Driving Near 6th Street Late at Night - Must Be Drunk

My last post was about the “reasonable suspicion” standard as applied by the 4th District Court of Appeals (San Antonio). A day after posting about that case, the Court of Criminal Appeals released a new “reasonable suspicion” case – Foster v. State. In this case, the CCA reverses the 3rd District Court of Appeals (Austin) which previously held that reasonable suspicion did not exist to justify appellant’s investigative detention. The CCA concludes, however, that the officer did have reasonable suspicion to justify detaining appellant. The detention resulted in appellant’s arrest and conviction for DWI.

What is becoming all too clear from reading these cases is that a “reasonable suspicion” determination can go either way, and that a big factor in the case is the initial ruling of the trial court. The law requires that appellate courts give the trial court decision great deference, which, if this standard is applied, can make it quite difficult to overturn a trial judge’s ruling on this issue.
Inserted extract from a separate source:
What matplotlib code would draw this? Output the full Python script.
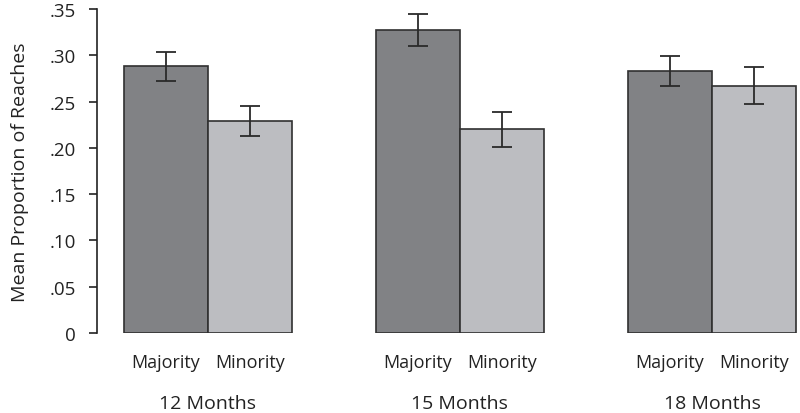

Let’s see what you think about the CCA’s determination that the officer has “reasonable suspicion” to justify appellant’s detention. Here’s what the officer observed:

  • Appellant was driving his vehicle near the Sixth Street bar district in Austin.
  • It was late at night.
  • Austin police often observe people driving while intoxicated near this area late at night.
  • Appellant stopped his vehicle closely behind the officer’s unmarked vehicle at a traffic light.
  • Appellant’s vehicle exhibited a lurching movement forward after he had stopped at the light.
  • Appellant’s vehicle moved forward again as if to try to change lanes at the light, but he was too close to the officer’s unmarked vehicle to execute the lane change.
That’s it. That is all the objective evidence the officer had to justify the investigative detention that led to appellant’s arrest for DWI. A little flimsy if you ask me. Okay, you might say, “But wasn’t he actually driving while intoxicated? Why does it matter that the officer’s reason for the stop is a bit flimsy?” I’ll tell you why. Because we don’t live in Nazi Germany. The police cannot simply stop you whenever they have a hunch. The U.S. Constitution gives us the right to be “secure in our person, houses, papers, and effects against unreasonable searches and seizures” and we should guard against even the slightest erosion of this right. Any police detention that is not based upon specific, articulable facts should be met with sharp contempt. That’s my $0.02. But, once again, this case turned on the trial court’s initial ruling that the stop was justified, and based on the great deference owed that decision, the CCA felt it must uphold the trial court’s ruling.